じゃあ、具体的にどこの周波数帯域にズラしたのかなあ、と思って読むと,,,
【0022】
図3は、モータ5の分解斜視図である。モータ5は、フレーム10とロータ組立体20とステータ組立体40とを備えている。図4は、フレーム10の断面図である。フレーム10は、内部壁11と外部壁12とを備えている。複数のディフューザ羽根13が、内部壁11と外部壁12との間に延在している。フレーム10は、亜鉛から形成されており、例えば機械加工若しくはダイキャスト、又は機械加工とダイキャストとの組み合わせによって形成されている。亜鉛は、音響減衰材料であるので、フレーム10は、利用の際にモータ5によって発生される音響周波数を効果的に吸収することができる。従って、亜鉛製フレーム10は、利用の際に製品1によって発生される騒音の全体的なレベルを低減するように作用する。

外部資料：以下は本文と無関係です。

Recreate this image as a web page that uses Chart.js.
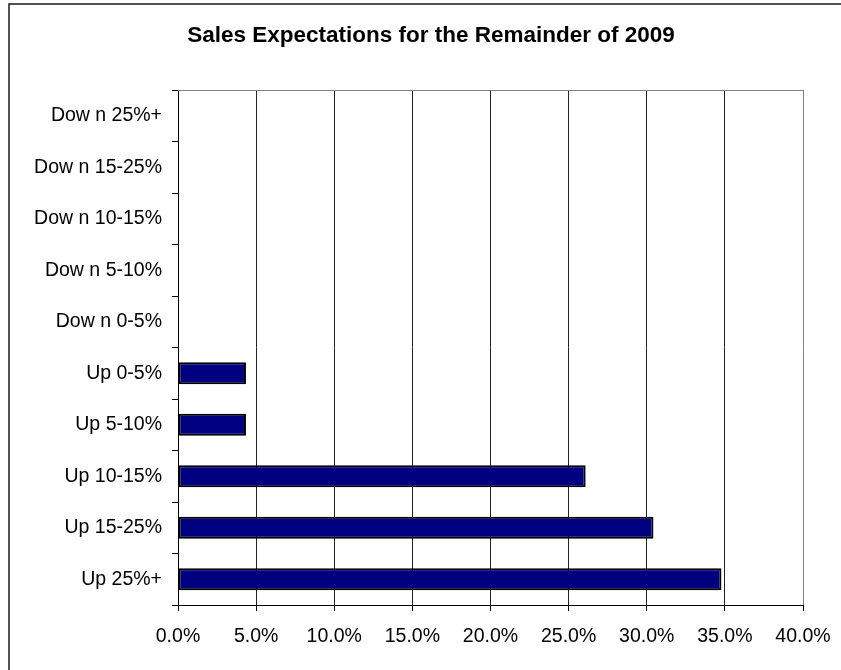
<!DOCTYPE html>
<html>
<head>
<meta charset="utf-8">
<title>Sales Expectations for the Remainder of 2009</title>
<script src="https://cdn.jsdelivr.net/npm/chart.js@4/dist/chart.umd.min.js"></script>
<style>
  html, body { margin: 0; padding: 0; background: #fff; }
  canvas { display: block; }
</style>
</head>
<body>
<canvas id="salesChart" width="841" height="670"></canvas>
<script>
const chartTitle = "Sales Expectations for the Remainder of 2009";
const categories = [
  "Dow n 25%+", "Dow n 15-25%", "Dow n 10-15%", "Dow n 5-10%", "Dow n 0-5%",
  "Up 0-5%", "Up 5-10%", "Up 10-15%", "Up 15-25%", "Up 25%+"
];
const shares = [0, 0, 0, 0, 0, 4.35, 4.35, 26.09, 30.43, 34.78];
const xTicks = [0, 5, 10, 15, 20, 25, 30, 35, 40];

const FONT = "'Liberation Sans', Arial, sans-serif";

// outer frame (left + top edge), the title, and the grey top edge of the plot
const framePlugin = {
  id: "frame",
  beforeDraw(chart) {
    const ctx = chart.ctx;
    ctx.save();
    ctx.fillStyle = "#fff";
    ctx.fillRect(0, 0, chart.width, chart.height);
    ctx.strokeStyle = "#1a1a1a";
    ctx.lineWidth = 1.5;
    ctx.beginPath();
    ctx.moveTo(9, chart.height);
    ctx.lineTo(9, 4);
    ctx.lineTo(chart.width, 4);
    ctx.stroke();

    ctx.fillStyle = "#000";
    ctx.font = "bold 22.5px " + FONT;
    ctx.textAlign = "center";
    ctx.textBaseline = "middle";
    ctx.fillText(chartTitle, 431, 36);
    ctx.restore();
  },
  afterDatasetsDraw(chart) {
    const a = chart.chartArea;
    const ctx = chart.ctx;
    ctx.save();
    ctx.strokeStyle = "#808080";
    ctx.lineWidth = 1;
    ctx.beginPath();
    ctx.moveTo(a.left, Math.round(a.top) + 0.5);
    ctx.lineTo(a.right, Math.round(a.top) + 0.5);
    ctx.stroke();
    ctx.restore();
  }
};

new Chart(document.getElementById("salesChart"), {
  type: "bar",
  data: {
    labels: categories,
    datasets: [{
      data: shares,
      backgroundColor: "#000080",
      borderColor: "#000",
      borderWidth: 2,
      borderSkipped: false,
      barPercentage: 0.43,
      categoryPercentage: 1
    }]
  },
  options: {
    indexAxis: "y",
    responsive: false,
    animation: false,
    layout: { padding: { left: 0, right: 38, top: 90, bottom: 0 } },
    plugins: {
      legend: { display: false },
      tooltip: { enabled: false },
      title: { display: false }
    },
    scales: {
      x: {
        min: 0,
        max: 40,
        afterBuildTicks(scale) {
          scale.ticks = xTicks.map(v => ({ value: v }));
        },
        afterFit(scale) {
          scale.height = 65;
          scale.paddingLeft = 0;
          scale.paddingRight = 0;
        },
        border: { display: true, color: "#000", width: 1 },
        grid: {
          color: ctx => (ctx.tick && ctx.tick.value === 40 ? "#808080" : "#222"),
          tickColor: "#000",
          tickLength: 6,
          lineWidth: 1
        },
        ticks: {
          color: "#000",
          padding: 14,
          maxRotation: 0,
          font: { family: FONT, size: 19.5 },
          callback: v => v.toFixed(1) + "%"
        }
      },
      y: {
        afterFit(scale) { scale.width = 178; },
        border: { display: true, color: "#000", width: 1 },
        grid: {
          drawOnChartArea: false,
          color: "#000",
          tickLength: 6
        },
        ticks: {
          color: "#000",
          padding: 10,
          font: { family: FONT, size: 19.5 }
        }
      }
    }
  },
  plugins: [framePlugin]
});
</script>
</body>
</html>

あ、発明のキモはここですね。なになに、亜鉛フレームを使っていることによって、騒音を低減させるんですね。おや?人間の可聴域とか、どこいったんですかね。
と思ってさらに読んでいくと、どうやら羽根車(つまりファン)の羽根の枚数を限定することに意味があるようです。
・・・図6に表わす羽根車30は、11枚のブレード27しか有していない図3に表わす羽根車24と比較して、より高い周波数を有している音響的トーンを発生させる。モータ5についての予想される動作速度において、13枚のブレード27を具備する羽根車30によって発生される音響的トーンの周波数は、人間の一般的な可聴域から外れるのに十分な高さを有している。これにより、モータ5の音響的反響が低減され、さらには、利用の際に携行式製品すなわちヘアドライヤ1によって発生される全体的な騒音が低減可能とされる。
そうなのかー。ちょっと私は素人なもので、ここはもっと詳細に書いてもらったほうがよかったなあ。
審査状況としては、このブログ執筆現在、二回目の最初の拒絶理由通知(え、二回目の最初?意味ワカンネ、という人はスルーしていいです)がなされているというところですね(拒絶理由は、どちらも特許法第29条第2項違反。つまり進歩性なし)。よって、まだ特許権にはなっていません。『特許出願中』ってやつですね。
製品としては、比較的静かで、また、モータが持ち手の部分にあることから、使用時にモータの重さを感じにくい設計になっているようです(私が使ったわけではないのでなんともいえませんが)。製品としてはとてもいいものなのかもしれません。5万円の価値はどうなんでしょうか。
一つ言えることは、我が家での導入は無理であります。